Messaged up the ass

AllNovaScotia.com has a good piece this morning by Paul McLeod (subscribe!) detailing the obsessive control Premier Darrell Dexter’s office exercises over all departmental communications, to the point that answers to even the most routine and trivial inquiries often wait hours for a nod of approval from the Central Committee.

In a companion piece by McLeod,  ex-Premier Rodney MacDonald’s Communications Director Wade Keller, now toiling for Labatt’s, endorses the Dexter government’s approach as necessary for managing the government’s message.

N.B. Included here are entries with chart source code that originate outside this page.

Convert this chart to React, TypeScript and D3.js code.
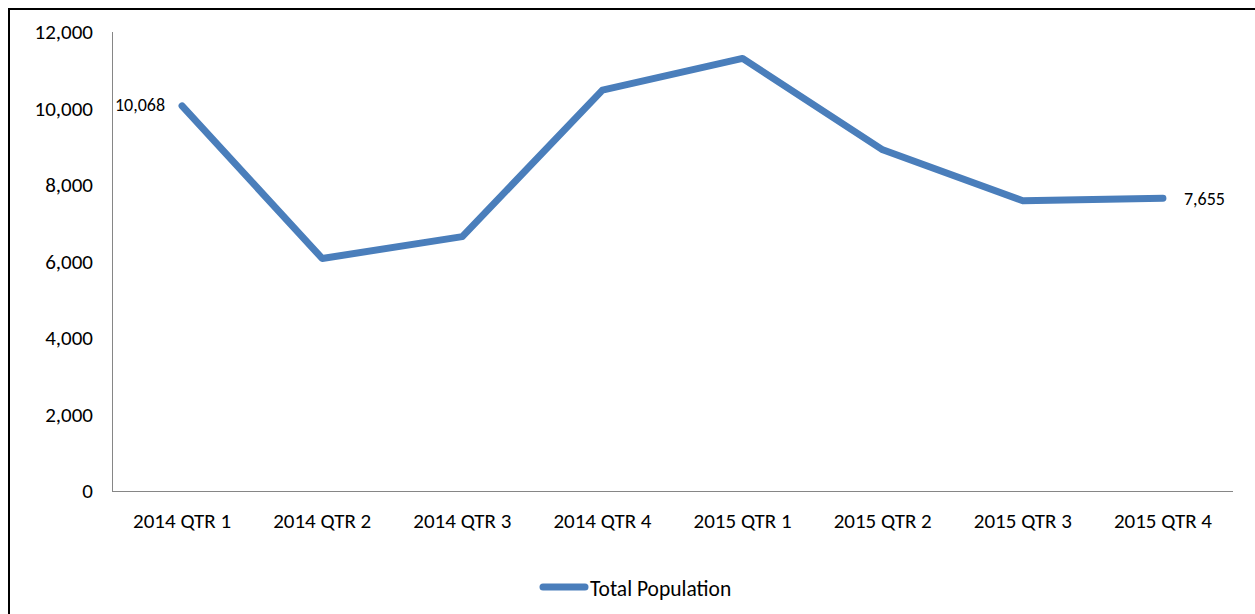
import { useRef, useEffect } from 'react';
import * as d3 from 'd3';

const categories = ['2014 QTR 1', '2014 QTR 2', '2014 QTR 3', '2014 QTR 4', '2015 QTR 1', '2015 QTR 2', '2015 QTR 3', '2015 QTR 4'];
const totalPopulation = [10068, 6080, 6650, 10480, 11310, 8920, 7590, 7655];
const yTicks = [0, 2000, 4000, 6000, 8000, 10000, 12000];
const seriesName = 'Total Population';

const W = 1255;
const H = 614;
const FONT = 'Carlito, Calibri, "Open Sans", sans-serif';
const BLUE = '#4a7ebb';

const App = () => {
  const ref = useRef<SVGSVGElement>(null);

  useEffect(() => {
    const svg = d3.select(ref.current);
    svg.selectAll('*').remove();

    const left = 112, right = 1233, top = 32, bottom = 491;

    const x = d3.scaleBand<string>().domain(categories).range([left, right]);
    const y = d3.scaleLinear().domain([0, 12000]).range([bottom, top]);
    const cx = (c: string) => (x(c) ?? 0) + x.bandwidth() / 2;

    // outer chart border (only top & left fall inside the window)
    svg.append('rect')
      .attr('x', 9).attr('y', 9)
      .attr('width', 1400).attr('height', 800)
      .attr('fill', 'none')
      .attr('stroke', '#000')
      .attr('stroke-width', 2);

    // axes lines
    svg.append('line')
      .attr('x1', left + 0.5).attr('x2', left + 0.5)
      .attr('y1', top).attr('y2', bottom)
      .attr('stroke', '#868686').attr('stroke-width', 1);
    svg.append('line')
      .attr('x1', left).attr('x2', right)
      .attr('y1', bottom + 0.5).attr('y2', bottom + 0.5)
      .attr('stroke', '#868686').attr('stroke-width', 1);

    // y tick labels
    svg.append('g')
      .selectAll('text')
      .data(yTicks)
      .enter()
      .append('text')
      .attr('x', 93)
      .attr('y', d => y(d))
      .attr('dy', '0.35em')
      .attr('text-anchor', 'end')
      .style('font-family', FONT)
      .style('font-size', '21px')
      .attr('fill', '#000')
      .text(d => d3.format(',')(d));

    // x labels
    svg.append('g')
      .selectAll('text')
      .data(categories)
      .enter()
      .append('text')
      .attr('x', d => cx(d))
      .attr('y', 521)
      .attr('dy', '0.35em')
      .attr('text-anchor', 'middle')
      .style('font-family', FONT)
      .style('font-size', '21px')
      .attr('fill', '#000')
      .text(d => d);

    // the series line
    const line = d3.line<number>()
      .x((_, i) => cx(categories[i]))
      .y(d => y(d));

    svg.append('path')
      .datum(totalPopulation)
      .attr('d', line)
      .attr('fill', 'none')
      .attr('stroke', BLUE)
      .attr('stroke-width', 7)
      .attr('stroke-linecap', 'round')
      .attr('stroke-linejoin', 'round');

    // first and last data labels
    const n = totalPopulation.length;
    svg.append('text')
      .attr('x', cx(categories[0]) - 17)
      .attr('y', y(totalPopulation[0]) - 1)
      .attr('dy', '0.35em')
      .attr('text-anchor', 'end')
      .style('font-family', FONT)
      .style('font-size', '18px')
      .text(d3.format(',')(totalPopulation[0]));
    svg.append('text')
      .attr('x', cx(categories[n - 1]) + 21)
      .attr('y', y(totalPopulation[n - 1]) + 1)
      .attr('dy', '0.35em')
      .attr('text-anchor', 'start')
      .style('font-family', FONT)
      .style('font-size', '18px')
      .text(d3.format(',')(totalPopulation[n - 1]));

    // legend
    svg.append('line')
      .attr('x1', 543).attr('x2', 585)
      .attr('y1', 587).attr('y2', 587)
      .attr('stroke', BLUE)
      .attr('stroke-width', 7)
      .attr('stroke-linecap', 'round');
    svg.append('text')
      .attr('x', 590)
      .attr('y', 588)
      .attr('dy', '0.35em')
      .style('font-family', FONT)
      .style('font-size', '21.5px')
      .text(seriesName);
  }, []);

  return (
    <svg
      ref={ref}
      width={W}
      height={H}
      style={{ position: 'absolute', left: 0, top: 0, background: '#fff' }}
    ></svg>
  );
};

export default App;
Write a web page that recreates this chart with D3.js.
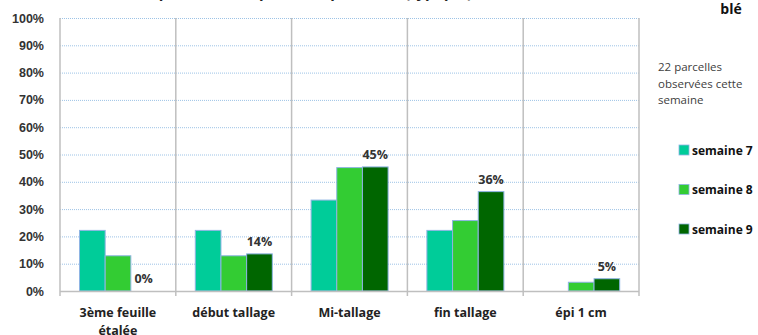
<!DOCTYPE html>
<html>
<head>
<meta charset="utf-8">
<script src="https://cdn.jsdelivr.net/npm/d3@7"></script>
<style>
  body { margin: 0; background: #fff; }
  svg { display: block; font-family: "Open Sans", "Liberation Sans", sans-serif; }
</style>
</head>
<body>
<div id="chart"></div>
<script>
// Stades du blé - parcelles observées par semaine
const categories = ['3ème feuille|étalée', 'début tallage', 'Mi-tallage', 'fin tallage', 'épi 1 cm'];
const series = ['semaine 7', 'semaine 8', 'semaine 9'];
const semaine7 = [0.222, 0.222, 0.333, 0.222, 0];
const semaine8 = [0.129, 0.129, 0.452, 0.258, 0.032];
const semaine9 = [0, 0.136, 0.4545, 0.364, 0.045];
const yTicks = [0, 0.1, 0.2, 0.3, 0.4, 0.5, 0.6, 0.7, 0.8, 0.9, 1];
const colors = ['#00cc99', '#33cc33', '#006600'];

const width = 758, height = 335;
const margin = { top: 18, left: 60, right: 119, bottom: 44 };
const plotBottom = height - margin.bottom;   // 0% line
const plotRight = width - margin.right;

const svg = d3.select('#chart').append('svg')
  .attr('width', width)
  .attr('height', height);

const x = d3.scaleBand().domain(categories).range([margin.left, plotRight]);
const xSub = d3.scaleBand().domain(series).range([19.5, 96.5]);
const y = d3.scaleLinear().domain([0, 1]).range([plotBottom, margin.top]);

const values = { 'semaine 7': semaine7, 'semaine 8': semaine8, 'semaine 9': semaine9 };

// title, cut off at top
svg.append('text')
  .attr('x', 140).attr('y', -2.5)
  .style('font-size', '15px').style('font-weight', 'bold').attr('fill', '#222')
  .text('Répartition des parcelles par stade (typique)');

svg.append('text')
  .attr('x', 731).attr('y', 14)
  .attr('text-anchor', 'middle')
  .style('font-size', '14px').style('font-weight', 'bold').attr('fill', '#111')
  .text('blé');

// horizontal grid
svg.append('g')
  .selectAll('line')
  .data(yTicks.filter(d => d > 0))
  .join('line')
  .attr('x1', margin.left).attr('x2', plotRight)
  .attr('y1', d => y(d) + 0.5).attr('y2', d => y(d) + 0.5)
  .attr('stroke', '#9dc3e6')
  .attr('stroke-width', 1)
  .attr('stroke-dasharray', '1,1');

// vertical category separators
const bounds = categories.map(c => x(c)).concat([plotRight]);
svg.append('g')
  .selectAll('line')
  .data(bounds)
  .join('line')
  .attr('x1', d => d).attr('x2', d => d)
  .attr('y1', margin.top).attr('y2', plotBottom + 5)
  .attr('stroke', '#bfbfbf')
  .attr('stroke-width', 1.5);

// y axis labels
const yAxis = d3.axisLeft(y)
  .tickValues(yTicks)
  .tickFormat(d3.format('.0%'))
  .tickSize(0)
  .tickPadding(16);

svg.append('g')
  .attr('transform', `translate(${margin.left},0)`)
  .call(yAxis)
  .call(g => g.select('.domain').remove())
  .call(g => g.selectAll('text')
    .style('font-size', '12.5px')
    .style('font-weight', 'bold')
    .attr('fill', '#333'));

// bars
const groups = svg.append('g')
  .selectAll('g')
  .data(categories)
  .join('g')
  .attr('transform', d => `translate(${x(d)},0)`);

groups.selectAll('rect')
  .data((c, i) => series.map((s, j) => ({ s, j, v: values[s][i] })))
  .join('rect')
  .filter(d => d.v > 0)
  .attr('x', d => xSub(d.s))
  .attr('width', xSub.bandwidth())
  .attr('y', d => y(d.v))
  .attr('height', d => plotBottom - y(d.v))
  .attr('fill', d => colors[d.j])
  .attr('stroke', '#8eb4e3')
  .attr('stroke-width', 1);

// bottom axis line
svg.append('line')
  .attr('x1', margin.left).attr('x2', plotRight)
  .attr('y1', plotBottom + 0.5).attr('y2', plotBottom + 0.5)
  .attr('stroke', '#bfbfbf').attr('stroke-width', 1.5);

// data labels, semaine 9 only
groups.append('text')
  .attr('x', xSub('semaine 9') + xSub.bandwidth() / 2)
  .attr('y', (c, i) => y(semaine9[i]) - 8)
  .attr('text-anchor', 'middle')
  .style('font-size', '12.5px').style('font-weight', 'bold').attr('fill', '#333')
  .text((c, i) => d3.format('.0%')(semaine9[i]));

// category labels
groups.append('text')
  .attr('x', x.bandwidth() / 2)
  .attr('y', plotBottom + 26)
  .attr('text-anchor', 'middle')
  .style('font-size', '12.5px').style('font-weight', 'bold').attr('fill', '#222')
  .selectAll('tspan')
  .data(c => c.split('|'))
  .join('tspan')
  .attr('x', x.bandwidth() / 2)
  .attr('dy', (d, i) => i === 0 ? 0 : 18)
  .text(d => d);

// note
const note = ['22 parcelles', 'observées cette', 'semaine'];
svg.append('text')
  .attr('x', 658).attr('y', 71)
  .style('font-size', '11.5px').attr('fill', '#404040')
  .selectAll('tspan')
  .data(note)
  .join('tspan')
  .attr('x', 658)
  .attr('dy', (d, i) => i === 0 ? 0 : 16.5)
  .text(d => d);

// legend
const legendY = d3.scalePoint().domain(series).range([150, 229]);
const legend = svg.append('g')
  .selectAll('g')
  .data(series)
  .join('g')
  .attr('transform', d => `translate(679,${legendY(d)})`);

legend.append('rect')
  .attr('x', 0).attr('y', -5)
  .attr('width', 10).attr('height', 10)
  .attr('fill', (d, i) => colors[i])
  .attr('stroke', '#8eb4e3').attr('stroke-width', 0.8);

legend.append('text')
  .attr('x', 13).attr('y', 4.5)
  .style('font-size', '12px').style('font-weight', 'bold').attr('fill', '#111')
  .text(d => d);
</script>
</body>
</html>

Trouble is, communications during Rodney MacDonald’s brief term were atrocious—precisely because of excessive message management. As one of Keller’s predecessors aptly put it, the young premier always sounded “messaged up the ass.”

Dexter government communications are starting to sound the same way. When you find the phrase “for today’s families” inserted into every freaking news release and government document, the words lose their intended warm syrupy meaning and take on a completely contrary impact, i.e.: “This government thinks I’m an idiot and is trying to manipulate me with focus group-tested cliches.”

As someone who feels sympathy for the multifarious problems facing government, but dismay at Dexter & Company’s slow pace in tackling them, I offer this friendly advice: retire the witless party slogans, ease up on the controls, and let the (mostly very capable) folks at CNS do their jobs.